| Information provided |
** Start **
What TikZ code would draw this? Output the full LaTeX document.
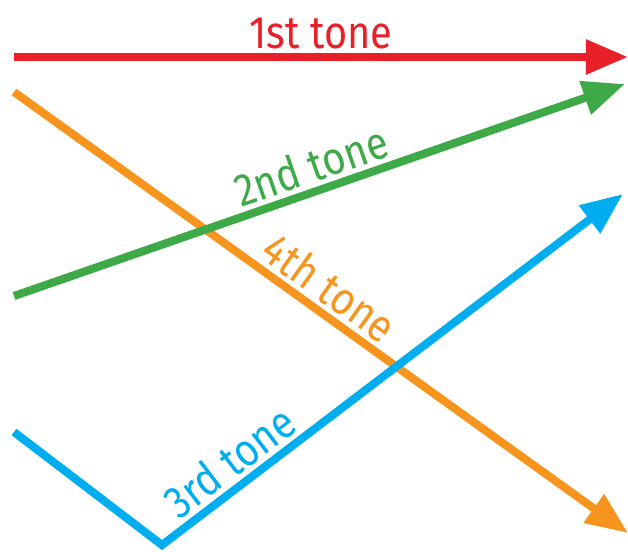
** End **
** Start **
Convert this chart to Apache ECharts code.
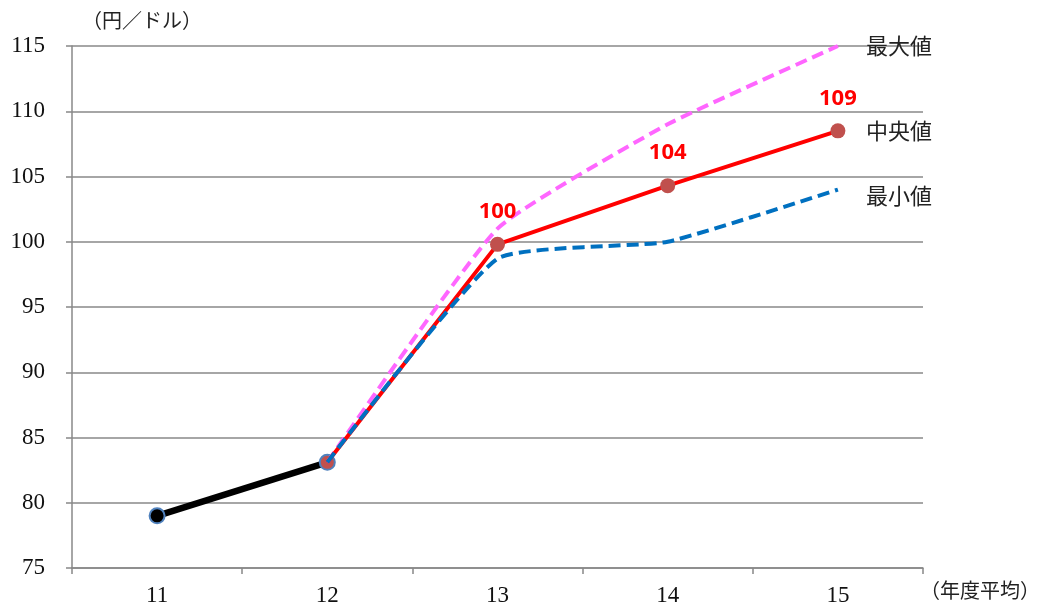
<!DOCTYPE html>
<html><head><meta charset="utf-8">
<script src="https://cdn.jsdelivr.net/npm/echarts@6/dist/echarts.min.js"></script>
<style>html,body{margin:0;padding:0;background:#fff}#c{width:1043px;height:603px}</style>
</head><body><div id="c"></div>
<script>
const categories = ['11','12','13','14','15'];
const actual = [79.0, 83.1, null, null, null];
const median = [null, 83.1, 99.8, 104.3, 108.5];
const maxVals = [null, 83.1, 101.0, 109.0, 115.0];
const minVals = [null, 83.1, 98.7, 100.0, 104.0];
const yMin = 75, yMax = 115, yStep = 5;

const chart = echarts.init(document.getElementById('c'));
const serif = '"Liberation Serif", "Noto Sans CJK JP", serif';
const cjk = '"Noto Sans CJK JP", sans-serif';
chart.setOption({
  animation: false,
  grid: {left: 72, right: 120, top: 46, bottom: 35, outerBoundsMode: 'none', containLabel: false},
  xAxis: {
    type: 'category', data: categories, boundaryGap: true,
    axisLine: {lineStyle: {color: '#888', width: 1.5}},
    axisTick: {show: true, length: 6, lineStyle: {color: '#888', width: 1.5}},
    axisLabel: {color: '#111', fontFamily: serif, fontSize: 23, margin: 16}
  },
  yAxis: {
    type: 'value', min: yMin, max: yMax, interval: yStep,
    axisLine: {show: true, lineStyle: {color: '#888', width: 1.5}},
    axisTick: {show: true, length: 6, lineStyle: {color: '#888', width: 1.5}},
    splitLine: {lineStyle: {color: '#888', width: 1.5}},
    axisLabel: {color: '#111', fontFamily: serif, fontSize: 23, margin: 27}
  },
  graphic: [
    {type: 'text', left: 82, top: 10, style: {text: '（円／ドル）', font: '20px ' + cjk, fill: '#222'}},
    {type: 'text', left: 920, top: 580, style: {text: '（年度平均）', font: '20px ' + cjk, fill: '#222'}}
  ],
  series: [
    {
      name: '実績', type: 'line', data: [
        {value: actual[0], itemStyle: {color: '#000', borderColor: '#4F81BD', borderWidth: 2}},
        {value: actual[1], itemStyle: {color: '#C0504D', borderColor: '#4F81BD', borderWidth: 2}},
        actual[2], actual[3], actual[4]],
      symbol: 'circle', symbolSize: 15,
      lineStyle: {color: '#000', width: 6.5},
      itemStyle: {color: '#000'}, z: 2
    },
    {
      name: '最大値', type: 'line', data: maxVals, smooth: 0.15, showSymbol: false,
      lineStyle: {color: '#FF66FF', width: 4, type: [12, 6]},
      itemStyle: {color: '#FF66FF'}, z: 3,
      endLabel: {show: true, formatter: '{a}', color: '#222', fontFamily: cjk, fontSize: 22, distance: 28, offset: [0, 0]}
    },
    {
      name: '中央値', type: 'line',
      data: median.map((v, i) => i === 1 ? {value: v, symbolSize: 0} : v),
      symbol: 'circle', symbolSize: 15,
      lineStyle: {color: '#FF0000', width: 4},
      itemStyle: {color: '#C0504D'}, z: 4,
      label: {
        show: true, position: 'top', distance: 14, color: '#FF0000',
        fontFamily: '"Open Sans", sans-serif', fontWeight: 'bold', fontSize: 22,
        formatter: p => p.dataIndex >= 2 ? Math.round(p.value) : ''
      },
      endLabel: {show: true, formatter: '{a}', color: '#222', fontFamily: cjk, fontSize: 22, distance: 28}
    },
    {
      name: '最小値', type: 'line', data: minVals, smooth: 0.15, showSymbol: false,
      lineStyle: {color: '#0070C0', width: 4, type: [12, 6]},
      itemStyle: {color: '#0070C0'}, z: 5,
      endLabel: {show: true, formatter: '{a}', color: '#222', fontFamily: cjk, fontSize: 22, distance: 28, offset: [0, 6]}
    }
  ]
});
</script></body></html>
** End **
** Start **
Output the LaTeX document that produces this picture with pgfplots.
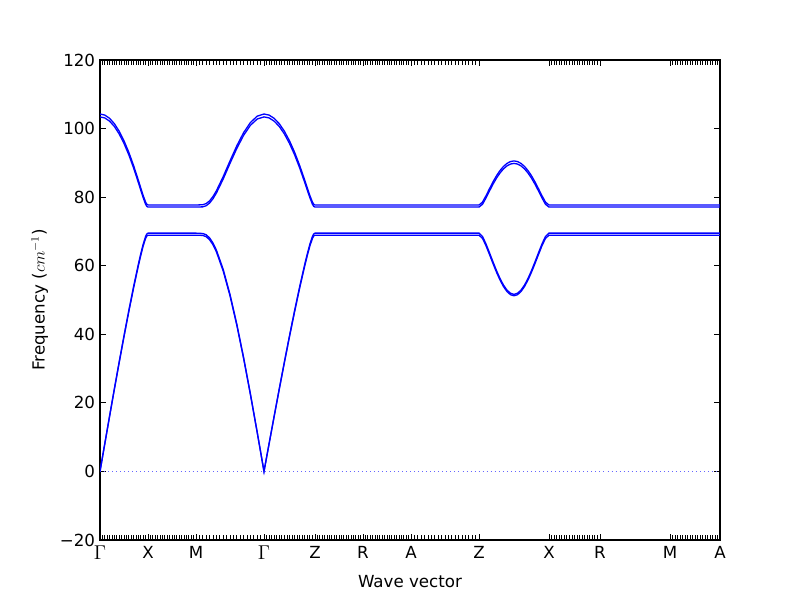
** End **
| Task to complete |
Make a list of all lines in the data that contain "document".

| Solution |
What TikZ code would draw this? Output the full LaTeX document.
const chart = echarts.init(document.getElementById('c'));
Output the LaTeX document that produces this picture with pgfplots.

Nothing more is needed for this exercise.